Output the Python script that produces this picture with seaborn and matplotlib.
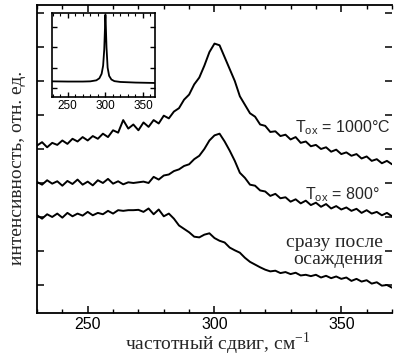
import numpy as np
import matplotlib
matplotlib.use("Agg")
import matplotlib.pyplot as plt
import seaborn as sns
from matplotlib.ticker import MultipleLocator

# wavenumber grid of the spectra, cm^-1
shift = np.arange(230, 372, 2)

# Raman spectra (offset, arb. units)
i_1000 = [5.10, 5.20, 5.05, 5.18, 5.12, 5.25, 5.15, 5.30, 5.22, 5.35,
          5.25, 5.38, 5.30, 5.45, 5.35, 5.55, 5.48, 5.85, 5.60, 5.72,
          5.55, 5.78, 5.65, 5.85, 5.75, 5.98, 5.90, 6.10, 6.20, 6.45,
          6.60, 6.90, 7.10, 7.45, 7.85, 8.10, 8.05, 7.70, 7.35, 7.00,
          6.55, 6.30, 6.05, 5.95, 5.72, 5.68, 5.50, 5.52, 5.38, 5.42,
          5.28, 5.35, 5.18, 5.22, 5.08, 5.12, 5.00, 5.05, 4.92, 4.98,
          4.85, 4.90, 4.80, 4.85, 4.72, 4.78, 4.65, 4.70, 4.58, 4.65,
          4.55]
i_800 = [4.03, 3.95, 4.08, 3.98, 4.05, 3.92, 4.06, 3.97, 4.10, 3.95,
         4.04, 3.93, 4.08, 4.00, 4.12, 3.98, 4.05, 3.96, 4.02, 4.00,
         4.02, 4.04, 4.00, 4.18, 4.10, 4.22, 4.25, 4.35, 4.40, 4.50,
         4.55, 4.70, 4.80, 5.00, 5.25, 5.40, 5.45, 5.22, 4.95, 4.65,
         4.30, 4.15, 3.95, 3.92, 3.78, 3.75, 3.62, 3.68, 3.55, 3.58,
         3.45, 3.52, 3.40, 3.48, 3.35, 3.42, 3.30, 3.38, 3.25, 3.32,
         3.22, 3.28, 3.18, 3.24, 3.12, 3.20, 3.10, 3.15, 3.05, 3.12,
         3.02]
i_dep = [3.05, 2.95, 3.08, 3.00, 3.10, 2.98, 3.12, 3.02, 3.10, 3.04,
         3.15, 3.05, 3.12, 3.08, 3.18, 3.10, 3.20, 3.18, 3.20, 3.20,
         3.21, 3.15, 3.25, 3.08, 3.22, 3.02, 3.10, 2.95, 2.75, 2.65,
         2.55, 2.42, 2.40, 2.48, 2.52, 2.38, 2.30, 2.25, 2.10, 2.02,
         1.95, 1.80, 1.68, 1.60, 1.52, 1.45, 1.40, 1.42, 1.35, 1.38,
         1.32, 1.36, 1.28, 1.30, 1.26, 1.30, 1.22, 1.27, 1.20, 1.25,
         1.18, 1.22, 1.12, 1.18, 1.10, 1.14, 1.04, 1.08, 0.98, 1.00,
         0.92]

# inset: crystalline reference spectrum
inset_shift = [229, 250, 270, 280, 288, 292, 295, 297, 298.5, 299.5, 300,
               300.5, 301.5, 303, 305, 308, 312, 320, 340, 366]
inset_int = [0.33, 0.32, 0.32, 0.33, 0.38, 0.48, 0.70, 1.10, 1.90, 3.00, 3.60,
             3.20, 2.00, 1.00, 0.60, 0.42, 0.34, 0.30, 0.27, 0.25]

sns.set_theme(style="ticks")
plt.rcParams["font.family"] = ["Liberation Sans", "DejaVu Sans"]
plt.rcParams["axes.linewidth"] = 1.3

fig = plt.figure(figsize=(3.96, 3.56), dpi=100)
ax = fig.add_axes([0.0934, 0.1208, 0.8965, 0.8652])

for vals in (i_1000, i_800, i_dep):
    sns.lineplot(x=shift, y=vals, ax=ax, color="black", lw=1.4,
                 estimator=None, sort=False)

ax.set_xlim(230, 370)
ax.set_ylim(0.176, 9.235)
ax.xaxis.set_major_locator(MultipleLocator(50))
ax.xaxis.set_minor_locator(MultipleLocator(10))
ax.set_yticks(range(1, 10))
ax.set_yticklabels([])
ax.tick_params(which="both", direction="in", top=True, right=True,
               colors="black")
ax.tick_params(which="major", length=5, width=1.1, labelsize=11.5, pad=3)
ax.tick_params(which="minor", length=3, width=1.0)
ax.spines["right"].set_visible(False)
for s in ("left", "bottom", "top"):
    ax.spines[s].set_color("black")

ax.set_xlabel(r"частотный сдвиг, см$^{\mathregular{-1}}$",
              family="Liberation Serif", fontsize=14)
ax.set_ylabel("интенсивность, отн. ед.", family="Liberation Serif",
              fontsize=14)
ax.xaxis.set_label_coords(0.51, -0.058)
ax.yaxis.set_label_coords(-0.03, 0.47)

ax.text(369.5, 5.62, r"$\mathregular{T_{ox}}$ = 1000°C", ha="right",
        va="center", fontsize=11.5)
ax.text(365, 3.65, r"$\mathregular{T_{ox}}$ = 800°", ha="right",
        va="center", fontsize=11.5)
ax.text(366.5, 2.0, "сразу после\nосаждения", ha="right", va="center",
        multialignment="right", family="Liberation Serif", fontsize=14,
        linespacing=1.0)

# inset
axi = fig.add_axes([0.1313, 0.7275, 0.2601, 0.236])
sns.lineplot(x=inset_shift, y=inset_int, ax=axi, color="black", lw=1.3,
             estimator=None, sort=False)
axi.set_xlim(229, 366)
axi.set_ylim(-0.44, 3.69)
axi.xaxis.set_major_locator(MultipleLocator(50))
axi.xaxis.set_minor_locator(MultipleLocator(10))
axi.set_yticks([0, 1, 2, 3])
axi.set_yticklabels([])
axi.tick_params(which="both", direction="in", top=True, right=True,
                colors="black")
axi.tick_params(which="major", length=3.5, width=1.0, labelsize=8.5, pad=2)
axi.tick_params(which="minor", length=2, width=0.8)
for s in axi.spines.values():
    s.set_color("black")
    s.set_linewidth(1.2)

fig.savefig("out.png", dpi=100)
# # # #
* [GOAL] Exactly as they appear, print the lines of the listing above from its first line through the line that contains "shift = np.arange(230, 372, 2)", minus the pictures.

* [REPLY TO THE TASK]
Output the Python script that produces this picture with seaborn and matplotlib.
import numpy as np
import matplotlib
matplotlib.use("Agg")
import matplotlib.pyplot as plt
import seaborn as sns
from matplotlib.ticker import MultipleLocator

# wavenumber grid of the spectra, cm^-1
shift = np.arange(230, 372, 2)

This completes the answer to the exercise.